Repeat the data below exactly, dropping any pictures it holds.

** BEGIN DATA EXTRACT **

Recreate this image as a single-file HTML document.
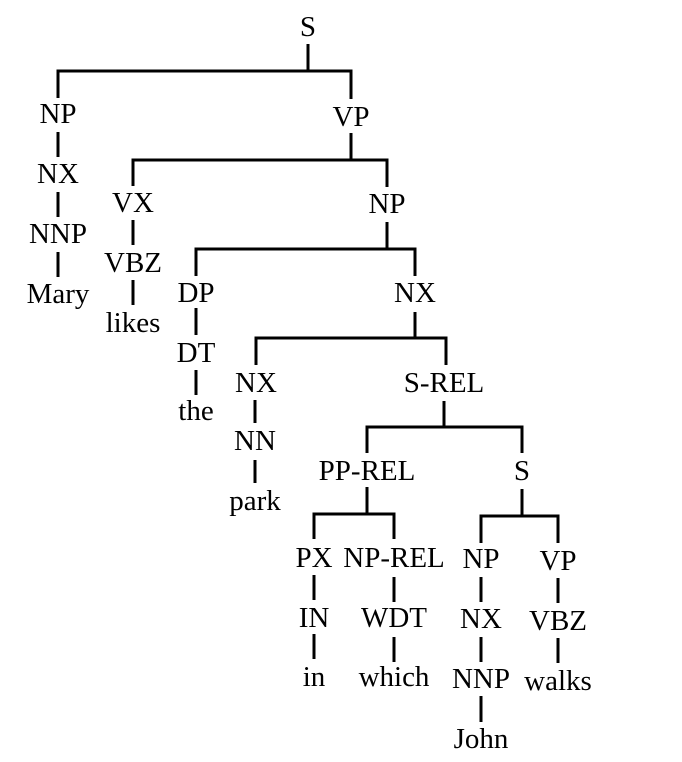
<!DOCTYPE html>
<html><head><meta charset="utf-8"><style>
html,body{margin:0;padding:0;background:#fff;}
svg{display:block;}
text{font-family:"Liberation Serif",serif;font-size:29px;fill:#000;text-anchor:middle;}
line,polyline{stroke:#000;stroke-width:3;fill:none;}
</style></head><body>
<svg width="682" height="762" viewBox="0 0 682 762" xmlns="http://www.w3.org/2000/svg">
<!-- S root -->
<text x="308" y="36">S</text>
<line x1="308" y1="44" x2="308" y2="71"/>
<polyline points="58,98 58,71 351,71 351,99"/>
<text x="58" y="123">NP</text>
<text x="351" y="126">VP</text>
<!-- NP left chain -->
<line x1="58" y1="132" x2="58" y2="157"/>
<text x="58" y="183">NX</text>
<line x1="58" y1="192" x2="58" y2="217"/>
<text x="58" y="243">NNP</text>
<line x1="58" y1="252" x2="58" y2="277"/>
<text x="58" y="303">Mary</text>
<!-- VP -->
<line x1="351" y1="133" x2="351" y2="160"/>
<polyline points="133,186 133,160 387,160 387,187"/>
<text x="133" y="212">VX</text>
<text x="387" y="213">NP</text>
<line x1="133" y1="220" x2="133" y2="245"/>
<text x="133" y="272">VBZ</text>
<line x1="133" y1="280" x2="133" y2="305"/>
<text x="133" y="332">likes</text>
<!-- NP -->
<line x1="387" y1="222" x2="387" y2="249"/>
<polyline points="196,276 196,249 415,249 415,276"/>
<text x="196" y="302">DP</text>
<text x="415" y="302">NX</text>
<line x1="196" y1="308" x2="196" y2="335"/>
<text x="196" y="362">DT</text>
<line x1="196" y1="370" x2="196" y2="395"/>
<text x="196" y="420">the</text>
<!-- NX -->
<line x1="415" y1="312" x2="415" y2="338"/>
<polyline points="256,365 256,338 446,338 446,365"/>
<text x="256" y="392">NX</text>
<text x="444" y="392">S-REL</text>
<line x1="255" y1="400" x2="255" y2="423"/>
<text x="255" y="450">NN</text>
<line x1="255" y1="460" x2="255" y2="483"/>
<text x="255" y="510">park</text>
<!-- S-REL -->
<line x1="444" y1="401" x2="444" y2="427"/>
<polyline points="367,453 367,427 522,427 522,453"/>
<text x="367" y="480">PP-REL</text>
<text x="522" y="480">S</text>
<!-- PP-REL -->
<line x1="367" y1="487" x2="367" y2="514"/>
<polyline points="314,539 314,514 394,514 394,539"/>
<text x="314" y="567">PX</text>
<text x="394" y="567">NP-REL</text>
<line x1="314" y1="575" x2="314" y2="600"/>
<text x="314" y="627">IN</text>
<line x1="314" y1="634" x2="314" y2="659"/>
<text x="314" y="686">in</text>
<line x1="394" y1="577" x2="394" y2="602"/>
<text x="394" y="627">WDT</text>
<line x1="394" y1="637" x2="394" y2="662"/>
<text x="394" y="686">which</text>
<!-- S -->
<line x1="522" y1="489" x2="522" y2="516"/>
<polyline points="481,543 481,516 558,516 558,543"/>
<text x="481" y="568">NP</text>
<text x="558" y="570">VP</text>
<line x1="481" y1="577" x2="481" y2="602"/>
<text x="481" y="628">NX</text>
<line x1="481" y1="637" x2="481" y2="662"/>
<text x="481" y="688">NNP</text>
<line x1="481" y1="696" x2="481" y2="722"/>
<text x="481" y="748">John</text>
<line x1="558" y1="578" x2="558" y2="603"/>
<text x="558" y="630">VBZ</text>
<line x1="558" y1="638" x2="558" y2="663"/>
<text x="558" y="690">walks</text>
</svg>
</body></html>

** END DATA EXTRACT **

SOLUTION TO THIS EXERCISE
Recreate this image as a single-file HTML document.
<!DOCTYPE html>
<html><head><meta charset="utf-8"><style>
html,body{margin:0;padding:0;background:#fff;}
svg{display:block;}
text{font-family:"Liberation Serif",serif;font-size:29px;fill:#000;text-anchor:middle;}
line,polyline{stroke:#000;stroke-width:3;fill:none;}
</style></head><body>
<svg width="682" height="762" viewBox="0 0 682 762" xmlns="http://www.w3.org/2000/svg">
<!-- S root -->
<text x="308" y="36">S</text>
<line x1="308" y1="44" x2="308" y2="71"/>
<polyline points="58,98 58,71 351,71 351,99"/>
<text x="58" y="123">NP</text>
<text x="351" y="126">VP</text>
<!-- NP left chain -->
<line x1="58" y1="132" x2="58" y2="157"/>
<text x="58" y="183">NX</text>
<line x1="58" y1="192" x2="58" y2="217"/>
<text x="58" y="243">NNP</text>
<line x1="58" y1="252" x2="58" y2="277"/>
<text x="58" y="303">Mary</text>
<!-- VP -->
<line x1="351" y1="133" x2="351" y2="160"/>
<polyline points="133,186 133,160 387,160 387,187"/>
<text x="133" y="212">VX</text>
<text x="387" y="213">NP</text>
<line x1="133" y1="220" x2="133" y2="245"/>
<text x="133" y="272">VBZ</text>
<line x1="133" y1="280" x2="133" y2="305"/>
<text x="133" y="332">likes</text>
<!-- NP -->
<line x1="387" y1="222" x2="387" y2="249"/>
<polyline points="196,276 196,249 415,249 415,276"/>
<text x="196" y="302">DP</text>
<text x="415" y="302">NX</text>
<line x1="196" y1="308" x2="196" y2="335"/>
<text x="196" y="362">DT</text>
<line x1="196" y1="370" x2="196" y2="395"/>
<text x="196" y="420">the</text>
<!-- NX -->
<line x1="415" y1="312" x2="415" y2="338"/>
<polyline points="256,365 256,338 446,338 446,365"/>
<text x="256" y="392">NX</text>
<text x="444" y="392">S-REL</text>
<line x1="255" y1="400" x2="255" y2="423"/>
<text x="255" y="450">NN</text>
<line x1="255" y1="460" x2="255" y2="483"/>
<text x="255" y="510">park</text>
<!-- S-REL -->
<line x1="444" y1="401" x2="444" y2="427"/>
<polyline points="367,453 367,427 522,427 522,453"/>
<text x="367" y="480">PP-REL</text>
<text x="522" y="480">S</text>
<!-- PP-REL -->
<line x1="367" y1="487" x2="367" y2="514"/>
<polyline points="314,539 314,514 394,514 394,539"/>
<text x="314" y="567">PX</text>
<text x="394" y="567">NP-REL</text>
<line x1="314" y1="575" x2="314" y2="600"/>
<text x="314" y="627">IN</text>
<line x1="314" y1="634" x2="314" y2="659"/>
<text x="314" y="686">in</text>
<line x1="394" y1="577" x2="394" y2="602"/>
<text x="394" y="627">WDT</text>
<line x1="394" y1="637" x2="394" y2="662"/>
<text x="394" y="686">which</text>
<!-- S -->
<line x1="522" y1="489" x2="522" y2="516"/>
<polyline points="481,543 481,516 558,516 558,543"/>
<text x="481" y="568">NP</text>
<text x="558" y="570">VP</text>
<line x1="481" y1="577" x2="481" y2="602"/>
<text x="481" y="628">NX</text>
<line x1="481" y1="637" x2="481" y2="662"/>
<text x="481" y="688">NNP</text>
<line x1="481" y1="696" x2="481" y2="722"/>
<text x="481" y="748">John</text>
<line x1="558" y1="578" x2="558" y2="603"/>
<text x="558" y="630">VBZ</text>
<line x1="558" y1="638" x2="558" y2="663"/>
<text x="558" y="690">walks</text>
</svg>
</body></html>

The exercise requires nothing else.